■ INSTRUCTION ■
Without the pictures, output the lines of the material from the very first through the one that holds "(right) at (884,582)".

■ PROVIDED DATA ■
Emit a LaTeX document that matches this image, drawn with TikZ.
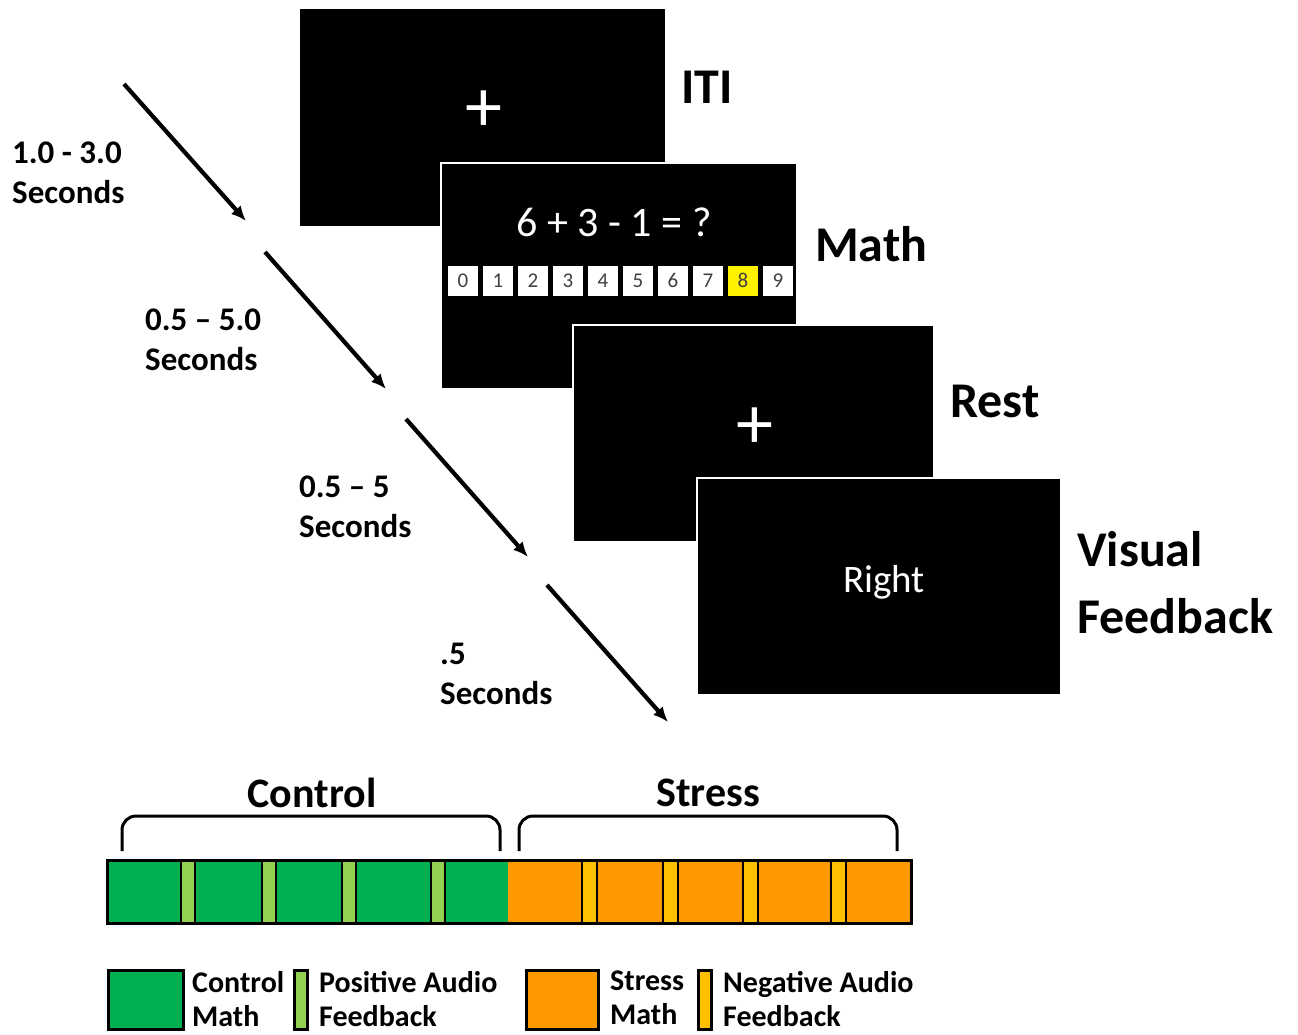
\documentclass[tikz,border=0pt]{standalone}
\usepackage{fontspec}
\setmainfont{Carlito}
\usepackage{xcolor}
\usetikzlibrary{matrix,arrows.meta}

\definecolor{ctrlgreen}{HTML}{00B050}
\definecolor{posgreen}{HTML}{92D050}
\definecolor{stressorange}{HTML}{FF9900}
\definecolor{negyellow}{HTML}{FFC000}

\tikzset{
  screen/.style={fill=black, draw=white, line width=2.5pt, inner sep=0pt},
  stage/.style={font=\fontsize{50}{67}\selectfont\bfseries, anchor=north west, inner sep=0pt, align=left},
  dur/.style={font=\fontsize{33}{40}\selectfont\bfseries, anchor=north west, inner sep=0pt, align=left},
  tick/.style={line width=4.2pt, -{Latex[length=15pt,width=13pt]}},
  digit/.style={fill=white, minimum width=30pt, minimum height=30pt, inner sep=0pt, font=\fontsize{21}{21}\selectfont, text=black!75},
  cross/.style={text=white, inner sep=0pt, font=\fontsize{74}{74}\selectfont},
  group/.style={font=\fontsize{42}{42}\selectfont\bfseries, inner sep=0pt},
  brace/.style={line width=3pt, rounded corners=14pt},
  fbk/.style={draw=black, line width=2pt},
  key/.style={draw=black, line width=3pt},
  keytext/.style={font=\fontsize{30}{34}\selectfont\bfseries, anchor=north west, inner sep=0pt, align=left}
}

\begin{document}
\begin{tikzpicture}[x=1pt, y=-1pt]
  \useasboundingbox (0,0) rectangle (1298,1034);

  % screens
  \node[screen, minimum width=367pt, minimum height=219pt] (iti) at (482.5,117.5) {};
  \node[cross] (itiplus) at (484,111) {+};
  \node[screen, minimum width=356pt, minimum height=226pt] (math) at (619,276) {};
  \node[text=white, inner sep=0pt, font=\fontsize{42}{42}\selectfont] (sum) at (614,222) {6 + 3 - 1 = ?};
  \matrix (M) [matrix of nodes, nodes={digit}, column sep=5pt] at (620.5,281) {
    0 & 1 & 2 & 3 & 4 & 5 & 6 & 7 & |[fill=yellow]| 8 & 9\\
  };
  \node[screen, minimum width=361pt, minimum height=217pt] (rest) at (753.5,433.5) {};
  \node[cross] (restplus) at (755,428) {+};
  \node[screen, minimum width=364pt, minimum height=217pt] (fb) at (879,586.5) {};
  \node[text=white, inner sep=0pt, font=\fontsize{39}{39}\selectfont] (right) at (884,582) {Right};

  % stage names
  \node[stage] (itiL) at (681,71) {ITI};
  \node[stage] (mathL) at (815,226) {Math};
  \node[stage] (restL) at (950,385) {Rest};
  \node[stage] (fbL) at (1077,531) {Visual\\Feedback};

  % durations
  \node[dur] (d1) at (12,142) {1.0 - 3.0\\Seconds};
  \node[dur] (d2) at (145,309) {0.5 -- 5.0\\Seconds};
  \node[dur] (d3) at (299,476) {0.5 -- 5\\Seconds};
  \node[dur] (d4) at (440,643) {.5\\Seconds};

  \coordinate (a1s) at (124,84);  \coordinate (a1e) at (246,221);
  \coordinate (a2s) at (265,252); \coordinate (a2e) at (386,389);
  \coordinate (a3s) at (406,419); \coordinate (a3e) at (528,557);
  \coordinate (a4s) at (547,585); \coordinate (a4e) at (668,722);
  \draw[tick] (a1s) -- (a1e);
  \draw[tick] (a2s) -- (a2e);
  \draw[tick] (a3s) -- (a3e);
  \draw[tick] (a4s) -- (a4e);

  % blocks
  \node[group] (ctrlL) at (312,793) {Control};
  \node[group] (stressL) at (708,793) {Stress};
  \draw[brace] (122,851) -- (122,816) -- (500,816) -- (500,851);
  \draw[brace] (519,851) -- (519,816) -- (897,816) -- (897,851);

  \fill[ctrlgreen] (107,860) rectangle (508,923);
  \fill[stressorange] (508,860) rectangle (911,923);
  \foreach \x in {181,262,342,431}
    \draw[fbk, fill=posgreen] (\x,860) rectangle ++(14,63);
  \foreach \x in {582,663,743,831}
    \draw[fbk, fill=negyellow] (\x,860) rectangle ++(15,63);
  \draw[line width=3pt] (107,860) rectangle (911,923);

  % legend
  \draw[key, fill=ctrlgreen] (108,970) rectangle (183,1029);
  \node[keytext] (k1) at (192,971) {Control\\Math};
  \draw[key, fill=posgreen] (294,970) rectangle (307,1029);
  \node[keytext] (k2) at (319,971) {Positive Audio\\Feedback};
  \draw[key, fill=stressorange] (526,970) rectangle (598,1029);
  \node[keytext] (k3) at (610,971) {Stress\\Math};
  \draw[key, fill=negyellow] (698,970) rectangle (711,1029);
  \node[keytext] (k4) at (723,971) {Negative Audio\\Feedback};
\end{tikzpicture}
\end{document}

■ EXERCISE OUTPUT ■
Emit a LaTeX document that matches this image, drawn with TikZ.
\documentclass[tikz,border=0pt]{standalone}
\usepackage{fontspec}
\setmainfont{Carlito}
\usepackage{xcolor}
\usetikzlibrary{matrix,arrows.meta}

\definecolor{ctrlgreen}{HTML}{00B050}
\definecolor{posgreen}{HTML}{92D050}
\definecolor{stressorange}{HTML}{FF9900}
\definecolor{negyellow}{HTML}{FFC000}

\tikzset{
  screen/.style={fill=black, draw=white, line width=2.5pt, inner sep=0pt},
  stage/.style={font=\fontsize{50}{67}\selectfont\bfseries, anchor=north west, inner sep=0pt, align=left},
  dur/.style={font=\fontsize{33}{40}\selectfont\bfseries, anchor=north west, inner sep=0pt, align=left},
  tick/.style={line width=4.2pt, -{Latex[length=15pt,width=13pt]}},
  digit/.style={fill=white, minimum width=30pt, minimum height=30pt, inner sep=0pt, font=\fontsize{21}{21}\selectfont, text=black!75},
  cross/.style={text=white, inner sep=0pt, font=\fontsize{74}{74}\selectfont},
  group/.style={font=\fontsize{42}{42}\selectfont\bfseries, inner sep=0pt},
  brace/.style={line width=3pt, rounded corners=14pt},
  fbk/.style={draw=black, line width=2pt},
  key/.style={draw=black, line width=3pt},
  keytext/.style={font=\fontsize{30}{34}\selectfont\bfseries, anchor=north west, inner sep=0pt, align=left}
}

\begin{document}
\begin{tikzpicture}[x=1pt, y=-1pt]
  \useasboundingbox (0,0) rectangle (1298,1034);

  % screens
  \node[screen, minimum width=367pt, minimum height=219pt] (iti) at (482.5,117.5) {};
  \node[cross] (itiplus) at (484,111) {+};
  \node[screen, minimum width=356pt, minimum height=226pt] (math) at (619,276) {};
  \node[text=white, inner sep=0pt, font=\fontsize{42}{42}\selectfont] (sum) at (614,222) {6 + 3 - 1 = ?};
  \matrix (M) [matrix of nodes, nodes={digit}, column sep=5pt] at (620.5,281) {
    0 & 1 & 2 & 3 & 4 & 5 & 6 & 7 & |[fill=yellow]| 8 & 9\\
  };
  \node[screen, minimum width=361pt, minimum height=217pt] (rest) at (753.5,433.5) {};
  \node[cross] (restplus) at (755,428) {+};
  \node[screen, minimum width=364pt, minimum height=217pt] (fb) at (879,586.5) {};
  \node[text=white, inner sep=0pt, font=\fontsize{39}{39}\selectfont] (right) at (884,582) {Right};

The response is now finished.